(Charts and diagrams as code)
=====
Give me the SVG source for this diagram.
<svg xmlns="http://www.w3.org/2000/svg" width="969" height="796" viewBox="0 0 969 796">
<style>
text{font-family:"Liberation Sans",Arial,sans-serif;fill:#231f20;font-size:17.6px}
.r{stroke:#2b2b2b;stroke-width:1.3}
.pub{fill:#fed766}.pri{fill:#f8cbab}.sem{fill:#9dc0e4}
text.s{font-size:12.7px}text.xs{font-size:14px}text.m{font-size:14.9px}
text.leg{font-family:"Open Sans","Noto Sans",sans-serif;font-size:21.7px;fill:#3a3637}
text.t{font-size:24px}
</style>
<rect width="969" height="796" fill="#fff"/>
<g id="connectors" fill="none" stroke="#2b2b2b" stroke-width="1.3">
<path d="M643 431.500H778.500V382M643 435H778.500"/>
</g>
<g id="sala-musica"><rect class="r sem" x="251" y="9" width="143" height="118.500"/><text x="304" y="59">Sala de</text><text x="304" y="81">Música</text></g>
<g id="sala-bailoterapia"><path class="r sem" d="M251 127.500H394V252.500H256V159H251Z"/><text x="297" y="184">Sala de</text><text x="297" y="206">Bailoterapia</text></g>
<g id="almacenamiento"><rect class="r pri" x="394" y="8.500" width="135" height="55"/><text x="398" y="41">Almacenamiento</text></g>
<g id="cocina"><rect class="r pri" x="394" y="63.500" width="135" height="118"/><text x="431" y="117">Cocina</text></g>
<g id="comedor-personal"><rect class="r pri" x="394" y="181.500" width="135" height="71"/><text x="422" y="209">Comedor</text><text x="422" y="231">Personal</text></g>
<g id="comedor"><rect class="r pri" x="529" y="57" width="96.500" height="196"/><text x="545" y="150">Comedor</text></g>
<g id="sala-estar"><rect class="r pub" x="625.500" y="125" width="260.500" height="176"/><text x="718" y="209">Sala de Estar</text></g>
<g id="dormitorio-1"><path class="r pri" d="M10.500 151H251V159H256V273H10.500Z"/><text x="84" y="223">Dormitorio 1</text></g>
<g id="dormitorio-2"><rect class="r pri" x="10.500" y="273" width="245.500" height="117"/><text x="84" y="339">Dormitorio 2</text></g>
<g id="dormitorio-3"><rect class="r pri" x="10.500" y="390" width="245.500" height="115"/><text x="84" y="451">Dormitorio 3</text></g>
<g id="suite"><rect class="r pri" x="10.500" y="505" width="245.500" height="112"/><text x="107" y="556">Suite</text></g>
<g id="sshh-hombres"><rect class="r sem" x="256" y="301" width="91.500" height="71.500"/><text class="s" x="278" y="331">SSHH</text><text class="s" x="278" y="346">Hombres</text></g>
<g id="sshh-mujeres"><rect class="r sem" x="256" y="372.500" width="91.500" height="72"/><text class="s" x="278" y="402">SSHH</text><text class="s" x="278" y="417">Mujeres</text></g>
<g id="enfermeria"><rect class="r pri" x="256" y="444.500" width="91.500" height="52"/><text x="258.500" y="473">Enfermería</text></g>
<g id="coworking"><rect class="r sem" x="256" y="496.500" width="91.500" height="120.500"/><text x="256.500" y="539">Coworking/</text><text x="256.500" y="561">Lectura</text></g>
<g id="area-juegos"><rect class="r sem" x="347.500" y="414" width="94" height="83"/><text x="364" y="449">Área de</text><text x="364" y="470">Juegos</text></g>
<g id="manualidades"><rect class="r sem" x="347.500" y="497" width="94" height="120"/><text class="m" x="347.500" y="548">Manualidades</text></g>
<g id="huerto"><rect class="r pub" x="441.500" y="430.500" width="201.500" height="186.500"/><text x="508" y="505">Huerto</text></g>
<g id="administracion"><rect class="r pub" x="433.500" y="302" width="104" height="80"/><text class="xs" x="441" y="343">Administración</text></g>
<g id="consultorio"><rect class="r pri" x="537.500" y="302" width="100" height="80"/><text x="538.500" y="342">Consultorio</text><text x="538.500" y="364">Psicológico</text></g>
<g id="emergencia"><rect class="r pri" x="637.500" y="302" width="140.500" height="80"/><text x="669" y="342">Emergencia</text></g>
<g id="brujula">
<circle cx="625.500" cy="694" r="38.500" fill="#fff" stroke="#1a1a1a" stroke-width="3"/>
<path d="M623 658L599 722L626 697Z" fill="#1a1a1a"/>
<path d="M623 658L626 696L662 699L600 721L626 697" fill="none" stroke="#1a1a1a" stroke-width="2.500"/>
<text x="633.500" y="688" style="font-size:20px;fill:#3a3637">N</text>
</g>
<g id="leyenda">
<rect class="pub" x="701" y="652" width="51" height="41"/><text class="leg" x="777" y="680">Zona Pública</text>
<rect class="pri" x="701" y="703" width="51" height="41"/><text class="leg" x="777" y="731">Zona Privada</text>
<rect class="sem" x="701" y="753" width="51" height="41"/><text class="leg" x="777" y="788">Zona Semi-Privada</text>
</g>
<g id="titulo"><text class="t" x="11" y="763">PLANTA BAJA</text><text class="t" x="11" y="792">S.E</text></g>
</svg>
=====
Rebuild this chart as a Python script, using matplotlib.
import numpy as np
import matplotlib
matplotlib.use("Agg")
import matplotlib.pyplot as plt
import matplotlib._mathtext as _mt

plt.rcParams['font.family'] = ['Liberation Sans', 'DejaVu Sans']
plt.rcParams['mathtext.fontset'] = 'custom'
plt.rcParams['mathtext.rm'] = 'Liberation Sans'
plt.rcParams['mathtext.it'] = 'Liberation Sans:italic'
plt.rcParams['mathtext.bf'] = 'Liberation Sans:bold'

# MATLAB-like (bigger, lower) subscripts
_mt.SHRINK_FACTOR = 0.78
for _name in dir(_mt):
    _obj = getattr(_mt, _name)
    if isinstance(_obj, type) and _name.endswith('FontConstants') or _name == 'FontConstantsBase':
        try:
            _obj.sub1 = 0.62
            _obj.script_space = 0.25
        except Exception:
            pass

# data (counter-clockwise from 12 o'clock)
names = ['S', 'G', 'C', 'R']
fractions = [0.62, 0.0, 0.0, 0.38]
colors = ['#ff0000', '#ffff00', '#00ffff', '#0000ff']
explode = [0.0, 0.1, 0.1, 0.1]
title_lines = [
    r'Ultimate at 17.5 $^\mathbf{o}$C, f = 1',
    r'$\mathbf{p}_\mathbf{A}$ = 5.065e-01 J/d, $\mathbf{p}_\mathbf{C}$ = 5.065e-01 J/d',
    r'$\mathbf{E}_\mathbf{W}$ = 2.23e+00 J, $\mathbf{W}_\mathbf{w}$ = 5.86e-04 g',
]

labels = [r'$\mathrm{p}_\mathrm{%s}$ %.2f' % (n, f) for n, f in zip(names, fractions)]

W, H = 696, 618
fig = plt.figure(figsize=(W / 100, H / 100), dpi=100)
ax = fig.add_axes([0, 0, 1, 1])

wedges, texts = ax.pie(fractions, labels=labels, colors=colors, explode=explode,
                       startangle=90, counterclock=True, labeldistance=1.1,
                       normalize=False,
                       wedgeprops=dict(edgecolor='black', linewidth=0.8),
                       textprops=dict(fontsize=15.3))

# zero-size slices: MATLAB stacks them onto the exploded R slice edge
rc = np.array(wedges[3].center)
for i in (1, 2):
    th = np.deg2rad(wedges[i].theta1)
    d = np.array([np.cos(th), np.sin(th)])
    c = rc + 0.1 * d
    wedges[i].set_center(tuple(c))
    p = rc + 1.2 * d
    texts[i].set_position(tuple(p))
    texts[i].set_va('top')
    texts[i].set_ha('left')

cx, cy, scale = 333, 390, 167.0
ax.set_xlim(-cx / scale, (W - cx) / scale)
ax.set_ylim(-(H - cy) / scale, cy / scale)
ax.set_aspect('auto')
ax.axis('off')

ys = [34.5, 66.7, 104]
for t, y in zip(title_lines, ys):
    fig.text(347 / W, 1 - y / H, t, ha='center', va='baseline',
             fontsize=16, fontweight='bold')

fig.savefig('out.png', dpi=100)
=====
● **What this task involves**: Collect every line from the records above that contains the word "matplotlib".

● **Result**:
Rebuild this chart as a Python script, using matplotlib.
import matplotlib
matplotlib.use("Agg")
import matplotlib.pyplot as plt
import matplotlib._mathtext as _mt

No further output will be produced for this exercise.